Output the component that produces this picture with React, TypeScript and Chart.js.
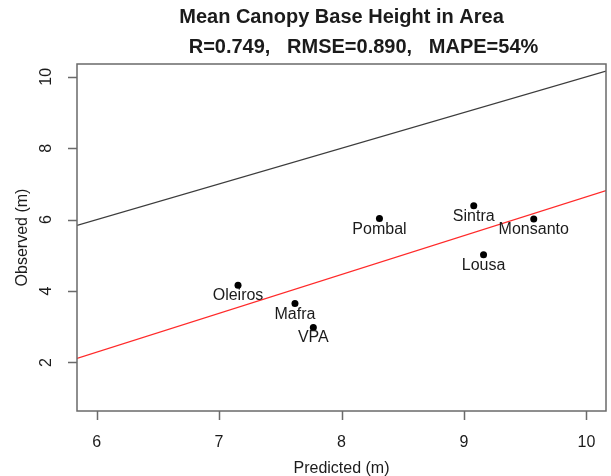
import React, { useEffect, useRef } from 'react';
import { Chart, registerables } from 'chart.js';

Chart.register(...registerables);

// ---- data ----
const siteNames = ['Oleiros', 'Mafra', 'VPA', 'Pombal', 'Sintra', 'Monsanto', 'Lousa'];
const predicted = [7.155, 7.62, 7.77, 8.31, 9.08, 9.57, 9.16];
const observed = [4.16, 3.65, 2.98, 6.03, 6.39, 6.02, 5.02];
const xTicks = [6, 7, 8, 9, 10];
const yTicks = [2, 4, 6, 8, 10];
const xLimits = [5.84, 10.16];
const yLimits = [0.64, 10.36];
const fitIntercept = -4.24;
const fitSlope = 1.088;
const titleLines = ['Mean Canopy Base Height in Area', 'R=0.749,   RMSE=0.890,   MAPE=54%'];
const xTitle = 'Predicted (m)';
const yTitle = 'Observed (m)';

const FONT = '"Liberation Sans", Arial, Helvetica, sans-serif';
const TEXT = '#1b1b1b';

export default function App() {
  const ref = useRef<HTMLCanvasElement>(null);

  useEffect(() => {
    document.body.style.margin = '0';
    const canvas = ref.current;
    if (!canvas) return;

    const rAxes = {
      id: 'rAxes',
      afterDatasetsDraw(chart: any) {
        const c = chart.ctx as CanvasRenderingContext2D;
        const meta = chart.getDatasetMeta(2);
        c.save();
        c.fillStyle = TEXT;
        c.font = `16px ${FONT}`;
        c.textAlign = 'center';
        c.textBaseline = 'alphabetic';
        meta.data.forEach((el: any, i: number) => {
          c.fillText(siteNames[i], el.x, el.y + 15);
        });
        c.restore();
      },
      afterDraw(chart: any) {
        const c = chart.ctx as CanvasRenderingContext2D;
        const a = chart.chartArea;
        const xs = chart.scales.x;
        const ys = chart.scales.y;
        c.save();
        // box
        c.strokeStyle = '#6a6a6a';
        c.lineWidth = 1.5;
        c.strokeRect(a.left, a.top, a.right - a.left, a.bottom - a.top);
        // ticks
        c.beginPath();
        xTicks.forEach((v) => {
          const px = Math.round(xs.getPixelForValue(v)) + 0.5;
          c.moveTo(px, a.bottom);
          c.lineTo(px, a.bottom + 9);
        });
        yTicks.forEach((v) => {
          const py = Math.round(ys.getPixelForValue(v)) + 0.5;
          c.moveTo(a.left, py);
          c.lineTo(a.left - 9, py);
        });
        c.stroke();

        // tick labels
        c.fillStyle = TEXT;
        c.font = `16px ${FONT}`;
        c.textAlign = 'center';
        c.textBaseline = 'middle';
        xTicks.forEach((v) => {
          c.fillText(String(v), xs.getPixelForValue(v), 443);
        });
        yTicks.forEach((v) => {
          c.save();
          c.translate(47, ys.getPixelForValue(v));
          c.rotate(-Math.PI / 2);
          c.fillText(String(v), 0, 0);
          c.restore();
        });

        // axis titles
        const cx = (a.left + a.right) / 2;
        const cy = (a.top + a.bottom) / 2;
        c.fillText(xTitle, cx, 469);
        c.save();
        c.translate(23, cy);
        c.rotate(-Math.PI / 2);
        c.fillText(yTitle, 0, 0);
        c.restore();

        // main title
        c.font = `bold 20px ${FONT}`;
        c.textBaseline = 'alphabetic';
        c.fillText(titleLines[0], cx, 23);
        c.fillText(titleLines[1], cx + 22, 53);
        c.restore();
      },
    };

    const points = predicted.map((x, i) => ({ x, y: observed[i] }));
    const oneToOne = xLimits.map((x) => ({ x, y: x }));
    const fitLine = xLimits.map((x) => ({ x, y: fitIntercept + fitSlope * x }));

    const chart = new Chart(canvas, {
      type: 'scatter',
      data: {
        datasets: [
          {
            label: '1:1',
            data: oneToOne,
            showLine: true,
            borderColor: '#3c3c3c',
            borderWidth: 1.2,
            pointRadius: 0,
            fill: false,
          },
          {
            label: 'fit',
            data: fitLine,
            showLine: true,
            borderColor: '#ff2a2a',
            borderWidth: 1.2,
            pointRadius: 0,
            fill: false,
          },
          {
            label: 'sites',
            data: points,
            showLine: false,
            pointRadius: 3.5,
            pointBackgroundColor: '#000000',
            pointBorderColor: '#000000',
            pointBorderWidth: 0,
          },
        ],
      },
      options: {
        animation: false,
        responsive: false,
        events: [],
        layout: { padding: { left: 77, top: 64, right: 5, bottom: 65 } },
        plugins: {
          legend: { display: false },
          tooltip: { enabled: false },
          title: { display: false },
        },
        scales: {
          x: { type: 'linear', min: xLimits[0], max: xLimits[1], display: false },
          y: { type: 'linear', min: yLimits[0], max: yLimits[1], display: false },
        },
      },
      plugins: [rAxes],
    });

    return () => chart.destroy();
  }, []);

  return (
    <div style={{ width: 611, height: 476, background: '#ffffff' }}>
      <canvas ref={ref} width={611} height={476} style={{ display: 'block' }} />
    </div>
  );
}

STATED EXERCISE
From the first line of the listing above, repeat every line through the one holding "Chart.register(...registerables);". Both ends count, and pictures stay out.

CORRECT RESULT
Output the component that produces this picture with React, TypeScript and Chart.js.
import React, { useEffect, useRef } from 'react';
import { Chart, registerables } from 'chart.js';

Chart.register(...registerables);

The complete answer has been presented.